** Begin MATERIAL TO PROCESS **
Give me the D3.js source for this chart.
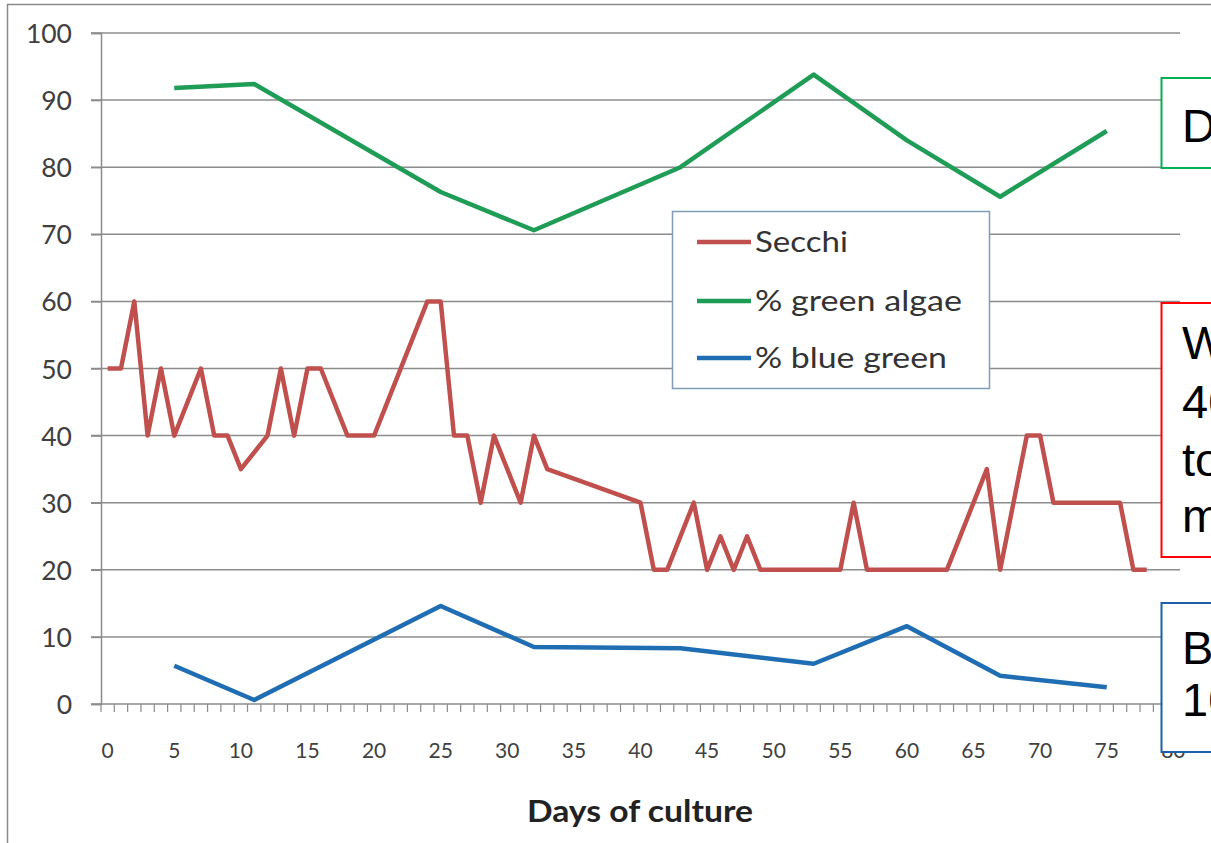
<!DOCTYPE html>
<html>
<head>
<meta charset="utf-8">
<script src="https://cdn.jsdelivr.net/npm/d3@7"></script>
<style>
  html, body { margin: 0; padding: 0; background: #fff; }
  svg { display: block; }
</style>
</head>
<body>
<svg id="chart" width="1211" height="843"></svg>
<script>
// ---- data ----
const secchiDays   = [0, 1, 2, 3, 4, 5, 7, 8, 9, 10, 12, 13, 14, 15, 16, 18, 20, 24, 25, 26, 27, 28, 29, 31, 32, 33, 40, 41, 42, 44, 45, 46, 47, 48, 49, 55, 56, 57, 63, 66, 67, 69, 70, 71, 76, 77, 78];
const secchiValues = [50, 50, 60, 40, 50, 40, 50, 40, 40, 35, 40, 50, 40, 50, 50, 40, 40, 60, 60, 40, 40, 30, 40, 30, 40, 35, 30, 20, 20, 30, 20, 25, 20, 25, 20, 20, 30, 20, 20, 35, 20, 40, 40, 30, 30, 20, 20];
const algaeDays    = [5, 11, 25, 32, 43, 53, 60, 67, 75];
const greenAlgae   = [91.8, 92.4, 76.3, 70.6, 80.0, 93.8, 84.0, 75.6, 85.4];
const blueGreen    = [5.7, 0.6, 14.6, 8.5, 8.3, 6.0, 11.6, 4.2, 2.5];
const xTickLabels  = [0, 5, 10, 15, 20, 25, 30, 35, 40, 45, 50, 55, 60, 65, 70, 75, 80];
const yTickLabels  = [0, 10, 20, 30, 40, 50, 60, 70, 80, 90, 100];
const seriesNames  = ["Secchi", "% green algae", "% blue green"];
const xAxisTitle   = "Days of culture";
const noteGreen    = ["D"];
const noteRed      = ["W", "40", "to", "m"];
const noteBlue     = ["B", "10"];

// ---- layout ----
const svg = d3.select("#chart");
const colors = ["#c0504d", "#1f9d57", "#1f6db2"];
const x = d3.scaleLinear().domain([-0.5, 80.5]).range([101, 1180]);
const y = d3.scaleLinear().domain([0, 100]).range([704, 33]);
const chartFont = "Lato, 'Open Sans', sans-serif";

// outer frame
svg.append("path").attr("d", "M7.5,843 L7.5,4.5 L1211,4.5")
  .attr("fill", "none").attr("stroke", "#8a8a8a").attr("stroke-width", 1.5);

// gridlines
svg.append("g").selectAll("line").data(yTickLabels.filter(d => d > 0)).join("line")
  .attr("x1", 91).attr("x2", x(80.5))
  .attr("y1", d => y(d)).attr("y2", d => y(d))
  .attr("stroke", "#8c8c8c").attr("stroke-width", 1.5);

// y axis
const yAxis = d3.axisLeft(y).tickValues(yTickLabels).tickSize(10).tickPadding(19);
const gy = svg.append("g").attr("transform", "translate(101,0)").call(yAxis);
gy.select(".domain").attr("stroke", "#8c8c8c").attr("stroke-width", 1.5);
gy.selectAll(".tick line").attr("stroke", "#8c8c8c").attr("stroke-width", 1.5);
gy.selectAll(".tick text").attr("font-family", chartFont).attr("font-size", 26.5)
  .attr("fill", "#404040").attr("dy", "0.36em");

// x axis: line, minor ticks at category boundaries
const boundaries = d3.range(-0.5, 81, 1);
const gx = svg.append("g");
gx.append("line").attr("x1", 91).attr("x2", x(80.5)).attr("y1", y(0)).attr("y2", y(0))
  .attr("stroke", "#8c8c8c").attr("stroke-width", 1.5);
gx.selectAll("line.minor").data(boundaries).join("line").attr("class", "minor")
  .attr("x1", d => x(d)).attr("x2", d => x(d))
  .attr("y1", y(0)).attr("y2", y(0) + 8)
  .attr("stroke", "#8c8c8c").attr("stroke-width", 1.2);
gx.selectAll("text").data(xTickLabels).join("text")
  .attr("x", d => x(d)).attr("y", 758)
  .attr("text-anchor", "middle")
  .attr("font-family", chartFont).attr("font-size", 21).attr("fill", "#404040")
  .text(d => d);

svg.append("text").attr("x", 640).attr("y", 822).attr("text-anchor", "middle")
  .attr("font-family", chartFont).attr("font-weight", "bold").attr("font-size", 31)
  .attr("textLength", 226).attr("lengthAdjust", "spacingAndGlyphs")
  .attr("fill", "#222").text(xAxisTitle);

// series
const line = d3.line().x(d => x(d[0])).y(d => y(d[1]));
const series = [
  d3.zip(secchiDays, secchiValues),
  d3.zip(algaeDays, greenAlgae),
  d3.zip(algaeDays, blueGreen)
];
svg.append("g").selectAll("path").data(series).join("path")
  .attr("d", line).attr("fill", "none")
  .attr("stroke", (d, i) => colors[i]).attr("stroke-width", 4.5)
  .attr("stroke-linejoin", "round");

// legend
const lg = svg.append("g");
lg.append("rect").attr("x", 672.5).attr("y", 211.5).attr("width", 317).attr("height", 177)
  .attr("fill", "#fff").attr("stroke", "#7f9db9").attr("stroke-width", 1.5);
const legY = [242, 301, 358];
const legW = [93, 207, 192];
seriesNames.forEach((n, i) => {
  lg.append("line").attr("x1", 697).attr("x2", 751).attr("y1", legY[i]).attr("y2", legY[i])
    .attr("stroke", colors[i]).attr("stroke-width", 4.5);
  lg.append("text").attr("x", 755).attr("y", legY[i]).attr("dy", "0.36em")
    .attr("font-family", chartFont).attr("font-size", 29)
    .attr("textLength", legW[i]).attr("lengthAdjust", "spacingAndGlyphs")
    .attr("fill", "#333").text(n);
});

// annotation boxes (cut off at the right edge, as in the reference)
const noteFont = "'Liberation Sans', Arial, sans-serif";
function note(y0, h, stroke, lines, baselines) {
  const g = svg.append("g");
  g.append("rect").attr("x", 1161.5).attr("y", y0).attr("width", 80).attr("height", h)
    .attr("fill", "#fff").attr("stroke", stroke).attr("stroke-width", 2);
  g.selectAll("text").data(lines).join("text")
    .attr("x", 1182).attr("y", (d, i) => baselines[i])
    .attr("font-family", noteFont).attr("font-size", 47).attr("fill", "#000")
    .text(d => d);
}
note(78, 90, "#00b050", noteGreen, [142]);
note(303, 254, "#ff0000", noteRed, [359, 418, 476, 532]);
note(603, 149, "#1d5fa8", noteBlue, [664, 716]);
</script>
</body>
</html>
** End MATERIAL TO PROCESS **
** Begin MATERIAL TO PROCESS **
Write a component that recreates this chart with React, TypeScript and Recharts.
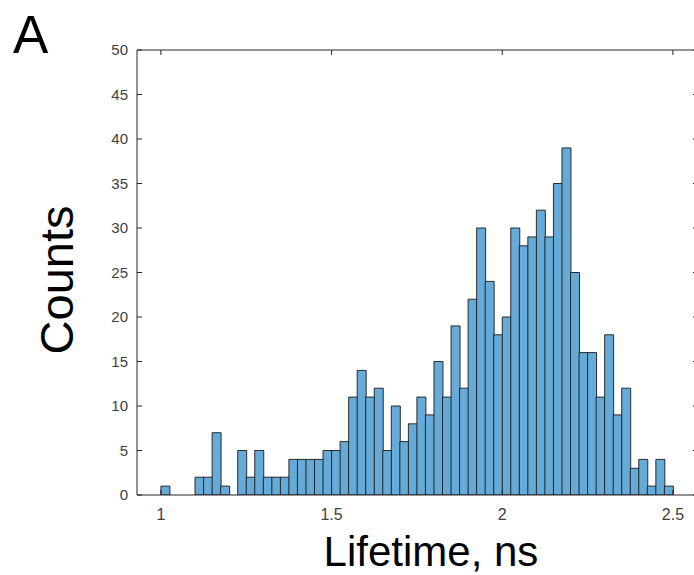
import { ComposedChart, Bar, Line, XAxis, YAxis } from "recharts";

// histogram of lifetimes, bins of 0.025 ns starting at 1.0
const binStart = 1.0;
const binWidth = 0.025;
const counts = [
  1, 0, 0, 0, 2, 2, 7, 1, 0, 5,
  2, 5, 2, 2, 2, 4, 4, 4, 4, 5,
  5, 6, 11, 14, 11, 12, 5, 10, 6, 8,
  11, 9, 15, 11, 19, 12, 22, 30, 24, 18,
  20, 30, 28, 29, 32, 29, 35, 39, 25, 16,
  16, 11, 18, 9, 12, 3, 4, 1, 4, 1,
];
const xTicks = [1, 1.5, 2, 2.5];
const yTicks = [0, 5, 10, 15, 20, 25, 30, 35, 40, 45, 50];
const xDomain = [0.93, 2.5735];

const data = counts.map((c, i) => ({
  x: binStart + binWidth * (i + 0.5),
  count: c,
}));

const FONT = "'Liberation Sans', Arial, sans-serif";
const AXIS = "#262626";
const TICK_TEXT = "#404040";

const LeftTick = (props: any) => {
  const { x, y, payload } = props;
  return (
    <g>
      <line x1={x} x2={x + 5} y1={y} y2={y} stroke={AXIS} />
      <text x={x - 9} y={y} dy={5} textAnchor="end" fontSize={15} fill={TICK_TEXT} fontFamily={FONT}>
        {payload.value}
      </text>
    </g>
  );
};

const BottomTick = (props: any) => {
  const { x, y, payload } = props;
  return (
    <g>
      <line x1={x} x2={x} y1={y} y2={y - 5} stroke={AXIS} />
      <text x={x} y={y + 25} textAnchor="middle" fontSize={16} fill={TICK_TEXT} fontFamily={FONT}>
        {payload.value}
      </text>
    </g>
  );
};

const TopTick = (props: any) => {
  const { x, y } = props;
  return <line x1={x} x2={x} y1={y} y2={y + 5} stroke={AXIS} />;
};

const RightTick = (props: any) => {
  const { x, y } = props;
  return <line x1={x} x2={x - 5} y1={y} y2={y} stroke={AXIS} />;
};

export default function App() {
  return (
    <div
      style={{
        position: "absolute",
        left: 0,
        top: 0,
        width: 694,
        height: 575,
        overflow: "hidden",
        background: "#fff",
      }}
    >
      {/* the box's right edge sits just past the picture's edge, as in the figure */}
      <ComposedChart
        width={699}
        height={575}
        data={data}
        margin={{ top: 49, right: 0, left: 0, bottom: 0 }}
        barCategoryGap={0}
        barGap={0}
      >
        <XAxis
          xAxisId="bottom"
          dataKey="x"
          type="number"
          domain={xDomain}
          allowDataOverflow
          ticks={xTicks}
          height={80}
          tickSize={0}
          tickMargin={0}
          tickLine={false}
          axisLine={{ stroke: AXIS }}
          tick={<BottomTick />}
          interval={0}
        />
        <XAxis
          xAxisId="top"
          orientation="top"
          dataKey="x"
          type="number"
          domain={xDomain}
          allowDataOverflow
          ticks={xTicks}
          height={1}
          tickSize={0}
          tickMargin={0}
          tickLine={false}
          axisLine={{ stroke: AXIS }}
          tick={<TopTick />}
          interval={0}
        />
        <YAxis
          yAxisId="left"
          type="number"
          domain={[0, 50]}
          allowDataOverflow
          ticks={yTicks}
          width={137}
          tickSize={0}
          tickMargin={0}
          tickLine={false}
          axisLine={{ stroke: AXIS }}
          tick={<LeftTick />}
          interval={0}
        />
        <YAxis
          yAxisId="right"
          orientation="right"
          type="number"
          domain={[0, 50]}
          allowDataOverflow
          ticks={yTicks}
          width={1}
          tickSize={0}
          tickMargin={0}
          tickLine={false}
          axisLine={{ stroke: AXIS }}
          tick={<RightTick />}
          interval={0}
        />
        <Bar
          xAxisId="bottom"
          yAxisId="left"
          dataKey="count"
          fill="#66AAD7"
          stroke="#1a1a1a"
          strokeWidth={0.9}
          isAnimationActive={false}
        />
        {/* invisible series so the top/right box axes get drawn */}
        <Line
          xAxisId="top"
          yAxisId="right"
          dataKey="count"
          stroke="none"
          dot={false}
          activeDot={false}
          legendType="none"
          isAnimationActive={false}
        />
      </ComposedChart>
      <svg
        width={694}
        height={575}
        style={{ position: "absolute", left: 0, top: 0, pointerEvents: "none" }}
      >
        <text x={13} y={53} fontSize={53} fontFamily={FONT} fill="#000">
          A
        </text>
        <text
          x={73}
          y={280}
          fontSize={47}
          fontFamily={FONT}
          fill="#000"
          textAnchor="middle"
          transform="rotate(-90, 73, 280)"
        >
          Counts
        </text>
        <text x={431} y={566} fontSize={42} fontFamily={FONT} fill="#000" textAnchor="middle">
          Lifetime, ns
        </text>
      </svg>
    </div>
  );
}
** End MATERIAL TO PROCESS **
DIRECTIONS | Using the listing above, repeat word for word each line from the one with "Write a component" down to the one with "Line, XAxis, YAxis", both included. Omit all pictures.

THE SOLUTION |
Write a component that recreates this chart with React, TypeScript and Recharts.
import { ComposedChart, Bar, Line, XAxis, YAxis } from "recharts";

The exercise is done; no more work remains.